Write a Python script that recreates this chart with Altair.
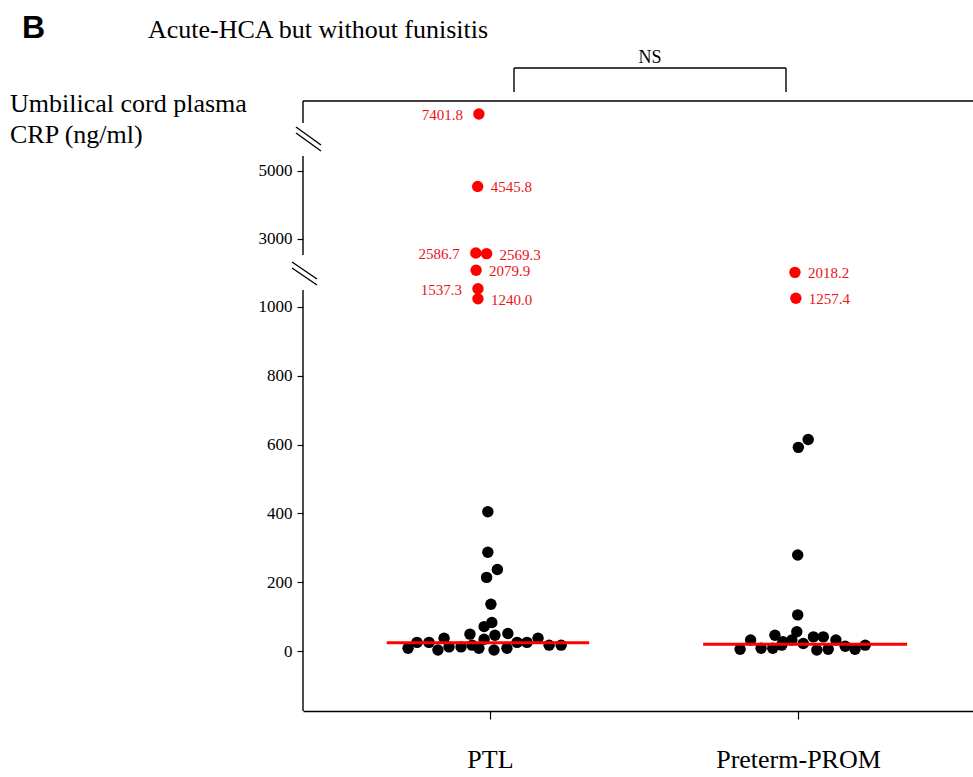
import altair as alt
import pandas as pd

# ---------------- data ----------------
groups = ["PTL", "Preterm-PROM"]

# PTL group: CRP values (ng/ml) and horizontal swarm offsets (group units)
ptl_values = [8, 25, 25, 3, 37, 12, 12, 49, 17, 8, 34, 3, 46, 8, 51, 25, 25, 37, 17, 17,
              71, 83, 136, 214, 237, 287, 405,
              7401.8, 4545.8, 2586.7, 2569.3, 2079.9, 1537.3, 1240.0]
ptl_jitter = [-0.266, -0.237, -0.198, -0.169, -0.149, -0.133, -0.094, -0.065, -0.058, -0.036,
              -0.019, 0.013, 0.016, 0.055, 0.058, 0.088, 0.120, 0.156, 0.192, 0.231,
              -0.019, 0.006, 0.003, -0.011, 0.024, -0.007, -0.007,
              -0.036, -0.040, -0.046, -0.011, -0.045, -0.039, -0.039]
ptl_label_side = {7401.8: "left", 4545.8: "right", 2586.7: "left", 2569.3: "right",
                  2079.9: "right", 1537.3: "left", 1240.0: "right"}

# Preterm-PROM group
prom_values = [5, 32, 8, 8, 46, 17, 27, 32, 56, 22, 41, 3, 41, 5, 32, 14, 5, 17,
               105, 279, 592, 615,
               2018.2, 1257.4]
prom_jitter = [-0.188, -0.154, -0.120, -0.082, -0.075, -0.053, -0.049, -0.020, -0.004, 0.017,
               0.050, 0.061, 0.082, 0.098, 0.123, 0.153, 0.185, 0.218,
               -0.001, -0.001, 0.001, 0.033,
               -0.010, -0.007]
prom_label_side = {2018.2: "right", 1257.4: "right"}

# median lines (value, x-extent relative to group centre)
medians = [24, 19.5]
median_left = [-0.335, -0.308]
median_right = [0.322, 0.354]

y_ticks = [0, 200, 400, 600, 800, 1000, 3000, 5000]
HIGH = 1000  # values above this are highlighted and labelled

# ---------------- broken-axis transform ----------------
BREAK1, RATIO2 = 1000.0, 0.09885
BREAK2, RATIO3 = 6000.0, 0.0476


def to_display(v):
    if v <= BREAK1:
        return v
    if v <= BREAK2:
        return BREAK1 + (v - BREAK1) * RATIO2
    return BREAK1 + (BREAK2 - BREAK1) * RATIO2 + (v - BREAK2) * RATIO3


rows = []
for gi, (vals, jit, sides) in enumerate([(ptl_values, ptl_jitter, ptl_label_side),
                                         (prom_values, prom_jitter, prom_label_side)]):
    for v, j in zip(vals, jit):
        rows.append({"group": groups[gi], "value": v, "x": gi + j, "y": to_display(v),
                     "high": v > HIGH, "label": f"{v:.1f}",
                     "side": sides.get(v, "")})
df = pd.DataFrame(rows)

med_df = pd.DataFrame({"group": groups, "median": medians,
                       "x1": [i + l for i, l in enumerate(median_left)],
                       "x2": [i + r for i, r in enumerate(median_right)],
                       "y": [to_display(m) for m in medians]})

X_DOMAIN = [-0.607, 1.568]
Y_DOMAIN = [-174.4, 1598.8]
W, H = 670, 610

tick_disp = [to_display(t) for t in y_ticks]
expr = "''"
for d, t in reversed(list(zip(tick_disp, y_ticks))):
    expr = f"abs(datum.value - {d:.3f}) < 0.5 ? '{t}' : " + expr
x_expr = "datum.value == 0 ? '%s' : '%s'" % (groups[0], groups[1])

SERIF = "Liberation Serif"

xs = alt.Scale(domain=X_DOMAIN, nice=False, zero=False)
ys = alt.Scale(domain=Y_DOMAIN, nice=False, zero=False)

x_axis = alt.Axis(values=[0, 1], labelExpr=x_expr, title=None, grid=False,
                  domain=True, domainColor="black", domainWidth=1.6,
                  ticks=True, tickSize=8, tickColor="black", tickWidth=1.2,
                  labelFont=SERIF, labelFontSize=26, labelColor="black",
                  labelPadding=27)
y_axis = alt.Axis(values=tick_disp, labelExpr=expr, title=None, grid=False,
                  domain=False, ticks=True, tickSize=6, tickColor="black", tickWidth=1.2,
                  labelFont=SERIF, labelFontSize=17, labelColor="black", labelPadding=5)

base = alt.Chart(df)

black_pts = base.transform_filter("!datum.high").mark_circle(
    size=130, opacity=1, color="black").encode(
    x=alt.X("x:Q", scale=xs, axis=x_axis),
    y=alt.Y("y:Q", scale=ys, axis=y_axis))

red_pts = base.transform_filter("datum.high").mark_circle(
    size=130, opacity=1, color="#ff0000").encode(
    x=alt.X("x:Q", scale=xs), y=alt.Y("y:Q", scale=ys))

lab_right = base.transform_filter("datum.side == 'right'").mark_text(
    align="left", baseline="middle", dx=13, dy=1, font=SERIF, fontSize=15,
    color="#e8141b").encode(x=alt.X("x:Q", scale=xs), y=alt.Y("y:Q", scale=ys),
                            text="label:N")
lab_left = base.transform_filter("datum.side == 'left'").mark_text(
    align="right", baseline="middle", dx=-16, dy=1, font=SERIF, fontSize=15,
    color="#e8141b").encode(x=alt.X("x:Q", scale=xs), y=alt.Y("y:Q", scale=ys),
                            text="label:N")

med = alt.Chart(med_df).mark_rule(color="#ff0000", strokeWidth=3).encode(
    x=alt.X("x1:Q", scale=xs), x2="x2:Q", y=alt.Y("y:Q", scale=ys))

anchor = pd.DataFrame({"a": [0]})


def seg(x1, y1, x2, y2, w=1.4):
    return alt.Chart(anchor).mark_rule(color="black", strokeWidth=w).encode(
        x=alt.value(x1), y=alt.value(y1), x2=alt.value(x2), y2=alt.value(y2))


def txt(s, x, y, size, font=SERIF, weight="normal", align="left", color="black"):
    return alt.Chart(anchor).mark_text(
        text=s, font=font, fontSize=size, fontWeight=weight, align=align,
        baseline="alphabetic", color=color).encode(x=alt.value(x), y=alt.value(y))


decor = [
    seg(0, 0, W, 0, 1.5),          # top frame line
    seg(0, 0, 0, 22),              # left axis, top piece
    seg(0, 55, 0, 154),            # left axis, middle piece
    seg(0, 189, 0, H),             # left axis, bottom piece
    seg(-7, 26, 18, 44), seg(-7, 32, 18, 50),     # upper break marks
    seg(-11, 161, 14, 178), seg(-11, 167, 14, 184),  # lower break marks
    seg(211, -33, 483, -33), seg(211, -33, 211, -9), seg(483, -33, 483, -9),  # bracket
]
texts = [
    txt("B", -281, -63, 32, font="Liberation Sans", weight="bold"),
    txt("Acute-HCA but without funisitis", -155, -63, 26),
    txt("NS", 347, -38, 18, align="center"),
    txt("Umbilical cord plasma", -293, 11, 26),
    txt("CRP (ng/ml)", -293, 42, 26),
]

chart = alt.layer(black_pts, red_pts, med, lab_right, lab_left, *decor, *texts).properties(
    width=W, height=H,
    padding={"left": 303, "top": 101, "right": 0, "bottom": 66},
    autosize=alt.AutoSizeParams(type="none"),
).configure_view(stroke=None)

chart.save("out.html", embed_options={"renderer": "svg", "actions": False})
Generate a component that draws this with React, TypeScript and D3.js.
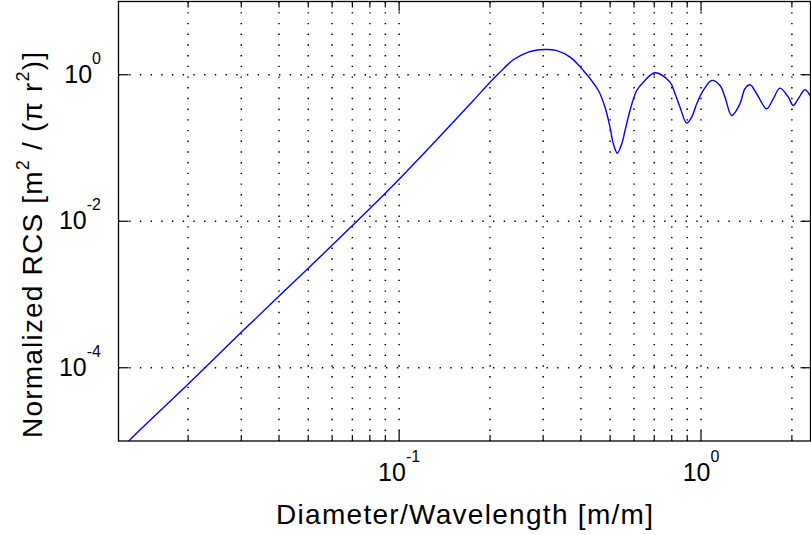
import React from "react";
import * as d3 from "d3";

// Diameter / wavelength (x) and normalized RCS (y)
const diamOverLambda = [
  0.0118, 0.01276, 0.01986, 0.02975, 0.0501, 0.0791,
  0.1, 0.1267, 0.1494, 0.1762, 0.2001, 0.2133, 0.239, 0.2679, 0.2865, 0.3066, 0.331,
  0.3684, 0.4076, 0.4571, 0.4809, 0.4995, 0.5124, 0.5282, 0.5463, 0.5603, 0.5818, 0.6123,
  0.6441, 0.7043, 0.7897, 0.8203, 0.8522, 0.8966, 0.9315, 0.9678, 1.0177, 1.085, 1.156,
  1.201, 1.264, 1.346, 1.398, 1.453, 1.529, 1.65, 1.735, 1.826, 1.946, 2.021, 2.1, 2.21,
  2.313,
];
const normalizedRcs = [
  7.0e-6, 1.01e-5, 5.8e-5, 2.95e-4, 2.3e-3, 0.0142,
  0.0375, 0.104, 0.215, 0.4456, 0.792, 1.032, 1.6, 2.036, 2.18, 2.216, 2.15,
  1.74, 1.145, 0.61, 0.361, 0.1923, 0.1141, 0.0849, 0.1141, 0.1734, 0.3253, 0.61,
  0.792, 1.065, 0.792, 0.55, 0.361, 0.2182, 0.2636, 0.402, 0.61, 0.836, 0.714,
  0.494, 0.278, 0.402, 0.644, 0.73, 0.55, 0.343, 0.47, 0.656, 0.494, 0.381, 0.47, 0.624,
  0.494,
];

const xMajorTicks = [0.1, 1];
const xMajorExponents = ["-1", "0"];
const xMinorTicks = [
  0.02, 0.03, 0.04, 0.05, 0.06, 0.07, 0.08, 0.09,
  0.2, 0.3, 0.4, 0.5, 0.6, 0.7, 0.8, 0.9, 2,
];
const yMajorTicks = [1e-4, 1e-2, 1];
const yMajorExponents = ["-4", "-2", "0"];

const xLabel = "Diameter/Wavelength [m/m]";

const W = 811;
const H = 535;
const L = 118.5;
const R = 810.5;
const T = 1.5;
const B = 441;

const FONT = '"Liberation Sans", Arial, Helvetica, sans-serif';

export default function App() {
  const x = d3.scaleLog().domain([0.01176, 2.305]).range([L, R]);
  const y = d3.scaleLog().domain([1e-5, 10]).range([B, T]);

  const pts = diamOverLambda.map((d, i) => [d, normalizedRcs[i]] as [number, number]);
  const line = d3
    .line<[number, number]>()
    .x((d) => x(d[0]))
    .y((d) => y(d[1]))
    .curve(d3.curveCatmullRom.alpha(0.5));

  const dot = "1.4 9.3";
  const majorTick = 10;
  const minorTick = 6;

  return (
    <svg
      width={W}
      height={H}
      style={{ position: "absolute", left: 0, top: 0, background: "#fff" }}
      fontFamily={FONT}
    >
      <rect x={0} y={0} width={W} height={H} fill="#fff" />
      <defs>
        <clipPath id="plotclip">
          <rect x={L} y={T} width={R - L} height={B - T} />
        </clipPath>
      </defs>

      {/* grid */}
      <g stroke="#000" strokeWidth={1.5} strokeDasharray={dot} fill="none">
        {[...xMinorTicks, ...xMajorTicks].map((v, i) => (
          <line key={"gx" + i} x1={x(v)} x2={x(v)} y1={T} y2={B} />
        ))}
        {yMajorTicks.map((v, i) => (
          <line key={"gy" + i} x1={L} x2={R} y1={y(v)} y2={y(v)} />
        ))}
      </g>

      {/* data line */}
      <path
        d={line(pts) || ""}
        fill="none"
        stroke="#0000ff"
        strokeWidth={1.4}
        clipPath="url(#plotclip)"
      />

      {/* ticks */}
      <g stroke="#000" strokeWidth={1.2}>
        {xMinorTicks.map((v, i) => (
          <g key={"tx" + i}>
            <line x1={x(v)} x2={x(v)} y1={B} y2={B - minorTick} />
            <line x1={x(v)} x2={x(v)} y1={T} y2={T + minorTick} />
          </g>
        ))}
        {xMajorTicks.map((v, i) => (
          <g key={"TX" + i}>
            <line x1={x(v)} x2={x(v)} y1={B} y2={B - majorTick} />
            <line x1={x(v)} x2={x(v)} y1={T} y2={T + majorTick} />
          </g>
        ))}
        {yMajorTicks.map((v, i) => (
          <g key={"TY" + i}>
            <line x1={L} x2={L + majorTick} y1={y(v)} y2={y(v)} />
            <line x1={R} x2={R - majorTick} y1={y(v)} y2={y(v)} />
          </g>
        ))}
      </g>

      {/* axes box */}
      <rect x={L} y={T} width={R - L} height={B - T} fill="none" stroke="#000" strokeWidth={1.3} />

      {/* x tick labels */}
      {xMajorTicks.map((v, i) => (
        <text key={"lx" + i} x={x(v)} y={481} textAnchor="middle" fontSize={25} fill="#000">
          <tspan>10</tspan>
          <tspan fontSize={16} dy={-19}>{xMajorExponents[i]}</tspan>
        </text>
      ))}

      {/* y tick labels */}
      {yMajorTicks.map((v, i) => (
        <text key={"ly" + i} x={101} y={y(v) + 8} textAnchor="end" fontSize={25} fill="#000">
          <tspan>10</tspan>
          <tspan fontSize={16} dy={-19}>{yMajorExponents[i]}</tspan>
        </text>
      ))}

      {/* x label */}
      <text
        x={(L + R) / 2}
        y={524}
        textAnchor="middle"
        fontSize={28}
        fill="#000"
        textLength={377}
        lengthAdjust="spacing"
      >
        {xLabel}
      </text>

      {/* y label */}
      <text
        transform="translate(42,245) rotate(-90)"
        textAnchor="middle"
        fontSize={28}
        fill="#000"
        textLength={386}
        lengthAdjust="spacing"
      >
        <tspan>Normalized RCS [m</tspan>
        <tspan fontSize={18} dy={-13}>2</tspan>
        <tspan dy={13}>{"  / (\u03c0 r"}</tspan>
        <tspan fontSize={18} dy={-13}>2</tspan>
        <tspan dy={13}>)]</tspan>
      </text>
    </svg>
  );
}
..............................
■ Aim ■
Write out each line of the listing above, exactly, from its first line to the line holding "return BREAK1 + (BREAK2", inclusive. Skip the pictures.

■ Exercise solution ■
Write a Python script that recreates this chart with Altair.
import altair as alt
import pandas as pd

# ---------------- data ----------------
groups = ["PTL", "Preterm-PROM"]

# PTL group: CRP values (ng/ml) and horizontal swarm offsets (group units)
ptl_values = [8, 25, 25, 3, 37, 12, 12, 49, 17, 8, 34, 3, 46, 8, 51, 25, 25, 37, 17, 17,
              71, 83, 136, 214, 237, 287, 405,
              7401.8, 4545.8, 2586.7, 2569.3, 2079.9, 1537.3, 1240.0]
ptl_jitter = [-0.266, -0.237, -0.198, -0.169, -0.149, -0.133, -0.094, -0.065, -0.058, -0.036,
              -0.019, 0.013, 0.016, 0.055, 0.058, 0.088, 0.120, 0.156, 0.192, 0.231,
              -0.019, 0.006, 0.003, -0.011, 0.024, -0.007, -0.007,
              -0.036, -0.040, -0.046, -0.011, -0.045, -0.039, -0.039]
ptl_label_side = {7401.8: "left", 4545.8: "right", 2586.7: "left", 2569.3: "right",
                  2079.9: "right", 1537.3: "left", 1240.0: "right"}

# Preterm-PROM group
prom_values = [5, 32, 8, 8, 46, 17, 27, 32, 56, 22, 41, 3, 41, 5, 32, 14, 5, 17,
               105, 279, 592, 615,
               2018.2, 1257.4]
prom_jitter = [-0.188, -0.154, -0.120, -0.082, -0.075, -0.053, -0.049, -0.020, -0.004, 0.017,
               0.050, 0.061, 0.082, 0.098, 0.123, 0.153, 0.185, 0.218,
               -0.001, -0.001, 0.001, 0.033,
               -0.010, -0.007]
prom_label_side = {2018.2: "right", 1257.4: "right"}

# median lines (value, x-extent relative to group centre)
medians = [24, 19.5]
median_left = [-0.335, -0.308]
median_right = [0.322, 0.354]

y_ticks = [0, 200, 400, 600, 800, 1000, 3000, 5000]
HIGH = 1000  # values above this are highlighted and labelled

# ---------------- broken-axis transform ----------------
BREAK1, RATIO2 = 1000.0, 0.09885
BREAK2, RATIO3 = 6000.0, 0.0476


def to_display(v):
    if v <= BREAK1:
        return v
    if v <= BREAK2:
        return BREAK1 + (v - BREAK1) * RATIO2
    return BREAK1 + (BREAK2 - BREAK1) * RATIO2 + (v - BREAK2) * RATIO3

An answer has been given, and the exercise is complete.